A side note to this whole affair was this reality check in the bus this morning (a bit hilarious and insensitive in some way but should drive home the point). If Ms. Fernandez was only aware of the many sacrifices OFWs undergo to sustain the economic conditions that support the lifestyle she and her cronies enjoy, she wouldn’t have written her snide comments at all. At least Axe and Charlie, while repulsive to her pretentious “patrician” nose, are infinitely better than the smells associated with other nationals. So I don’t want to be racist here, but South Asians have hygiene and culinary habits so different from those of the Filipinos they might as well live on another planet.
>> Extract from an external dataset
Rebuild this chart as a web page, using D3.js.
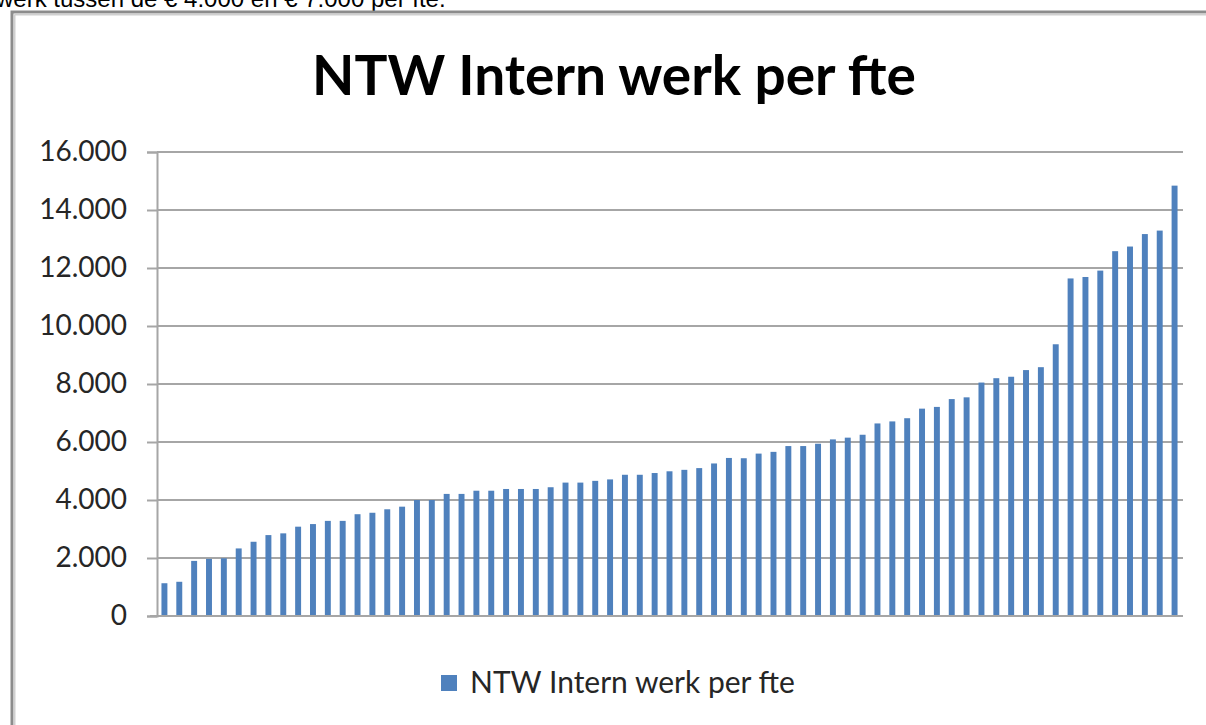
<!DOCTYPE html>
<html>
<head>
<meta charset="utf-8">
<script src="https://d3js.org/d3.v7.min.js"></script>
<style>
  body { margin: 0; background: #fff; overflow: hidden; }
  svg { display: block; }
</style>
</head>
<body>
<svg width="1206" height="725"></svg>
<script>
    // waarden per organisatie, oplopend gesorteerd
    const values = [
        1130, 1180, 1900, 1970, 1990, 2330, 2560, 2790, 2850, 3080,
        3170, 3280, 3280, 3510, 3560, 3680, 3770, 4000, 4000, 4210,
        4210, 4320, 4320, 4380, 4380, 4380, 4440, 4600, 4600, 4660,
        4710, 4870, 4870, 4930, 4990, 5040, 5100, 5260, 5450, 5440,
        5600, 5660, 5860, 5860, 5940, 6090, 6150, 6250, 6640, 6710,
        6820, 7150, 7210, 7480, 7540, 8050, 8200, 8250, 8480, 8580,
        9370, 11640, 11690, 11910, 12580, 12740, 13170, 13290, 14840
    ];
    const categories = values.map((d, i) => i + 1);
    const yTicks = [0, 2000, 4000, 6000, 8000, 10000, 12000, 14000, 16000];
    const title = "NTW Intern werk per fte";
    const seriesName = "NTW Intern werk per fte";
    const topLine = "werk tussen de € 4.000 en € 7.000 per fte.";

    const nl = d3.formatLocale({decimal: ",", thousands: ".", grouping: [3], currency: ["€", ""]});
    const fmt = nl.format(",d");

    const svg = d3.select("svg");

    // afgesneden tekstregel boven de grafiek
    svg.append("text")
        .attr("x", -4).attr("y", 7)
        .attr("font-family", "Liberation Sans, Arial, sans-serif")
        .attr("font-size", 24)
        .attr("fill", "#000")
        .text(topLine);

    // kader van de grafiek
    svg.append("rect")
        .attr("x", 12).attr("y", 12)
        .attr("width", 1300).attr("height", 800)
        .attr("fill", "#fff")
        .attr("stroke", "#8c8c8c")
        .attr("stroke-width", 3);
    svg.append("line").attr("x1", 14.5).attr("x2", 1300).attr("y1", 14.5).attr("y2", 14.5)
        .attr("stroke", "#d0d0d0").attr("stroke-width", 2);
    svg.append("line").attr("x1", 14.5).attr("x2", 14.5).attr("y1", 14.5).attr("y2", 800)
        .attr("stroke", "#d0d0d0").attr("stroke-width", 2);

    const x = d3.scaleBand().domain(categories).range([157, 1182]).paddingInner(0.6).paddingOuter(0.3);
    const y = d3.scaleLinear().domain([0, 16000]).range([616, 152]);

    // rasterlijnen
    svg.append("g")
        .selectAll("line")
        .data(yTicks.filter(d => d > 0))
        .enter()
        .append("line")
        .attr("x1", 157).attr("x2", 1183)
        .attr("y1", d => y(d)).attr("y2", d => y(d))
        .attr("stroke", "#a6a6a6")
        .attr("stroke-width", 2);

    // y-as
    const yAxis = svg.append("g")
        .attr("transform", "translate(157,0)")
        .call(d3.axisLeft(y).tickValues(yTicks).tickFormat(fmt).tickSize(10).tickPadding(20));
    yAxis.select(".domain").attr("stroke", "#a6a6a6").attr("stroke-width", 2);
    yAxis.selectAll(".tick line").attr("stroke", "#a6a6a6").attr("stroke-width", 2);
    yAxis.selectAll(".tick text")
        .attr("font-family", "Lato, sans-serif")
        .attr("font-size", 28)
        .attr("fill", "#262626");

    // staven
    svg.append("g")
        .selectAll("rect")
        .data(values)
        .enter()
        .append("rect")
        .attr("x", (d, i) => x(categories[i]))
        .attr("width", x.bandwidth())
        .attr("y", d => y(d))
        .attr("height", d => y(0) - y(d))
        .attr("fill", "#4f81bd");

    // x-as basislijn
    svg.append("line")
        .attr("x1", 150).attr("x2", 1183)
        .attr("y1", y(0)).attr("y2", y(0))
        .attr("stroke", "#a6a6a6").attr("stroke-width", 2);

    // titel
    svg.append("text")
        .attr("x", 614).attr("y", 95)
        .attr("text-anchor", "middle")
        .attr("font-family", "Lato, sans-serif")
        .attr("font-weight", "bold")
        .attr("font-size", 55)
        .attr("fill", "#000")
        .text(title);

    // legenda
    svg.append("rect")
        .attr("x", 441).attr("y", 675)
        .attr("width", 16).attr("height", 16)
        .attr("fill", "#4f81bd");
    svg.append("text")
        .attr("x", 470).attr("y", 693)
        .attr("font-family", "Lato, sans-serif")
        .attr("font-size", 30)
        .attr("fill", "#262626")
        .text(seriesName);
</script>
</body>
</html>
In short, mababantot sila. As in, uh, well, napaka. Our favorite busmate is nicknamed “Masala Boy” but since we wanted to remain speaking in code, we referred to him as “The Sarciado Kid.” I have nothing against chicken masala (a practical recipe, and to be fair, here’s one for sarciado as well), I sometimes binge on this kind of food (when my health allows me), but here’s the thing: I don’t want its smell on a person as the first thing to greet me on my workday. The man’s aroma filled our van from anywhere he sat. And that’s saying something, since we had another fellow passenger who was our previous favorite when referring to unpleasant smells.
Today, our normal seating arrangements changed because one of our Pinoy colleagues missed work, so I was all alone in the fourth row, with two places available beside me. We were about to pick up another Pinoy (who normally sat beside me) but apparently his alarm clock didn’t work (or most likely, he was just too darned lazy to get up), so we left him behind. Sarciado Kid was our next pick-up so it was guaranteed he would sit beside me as the other three rows had only one place vacant and there were others yet to look for seats.
Oh no, tatabi siya sa akin! Huwag po tiyong, huwag po! Ayan na, ayan na . . . AYYYAAANNNN NAAAA!!!! Umupo na po … how do I handle this correctly? Let me see, a-ha, kanta ba o tulog? Mmm… matutulog! Matutulog na lang ako! So I pretended to be half-asleep, as most of us were, though normally I like having conversations on the morning drive. Please take note that I have been to garbage dumps, have cleaned poop of adults and kids (as well as those of pets) have been around decaying corpses (a story for another day), and the like. This is just to qualify my saying that the sleep mode to ignore the inevitable wasn’t enough to do the job.
Nanunuot ang amoy niya, ang grabe! Kapit siguro hanggang kuko! NOOOOO!!!!! I was just glad I was on the end of our van where the air conditioning was stronger. The direct blast of air from the vent offered that enough amount of relief. Otherwise I don’t think I would have survived. I started out by feigning sleep --- just to make it through I actually managed to fall asleep. Hmm... or maybe the man managed to knock me out. One thing I could say as the last guy to step off the bus this morning was: Ang galing mo men!
So see, let’s be glad that fellow Pinoys try their darndest best to smell better than they normally do --- at least, as a people we have that concern over how our “public smell” affects others. And yes, at times being around our own people becomes a tedious chore in itself, but it’s just like doing the laundry to get fresh clothes --- there may be some unpleasantness in the act itself, but the end result almost always provides the most intense satisfaction (note: I have gotten addicted to the fabric softener smell - Downy is the best, in my opinion. So if a girl wants to attract me, well, you know. So now there's an idea for you.)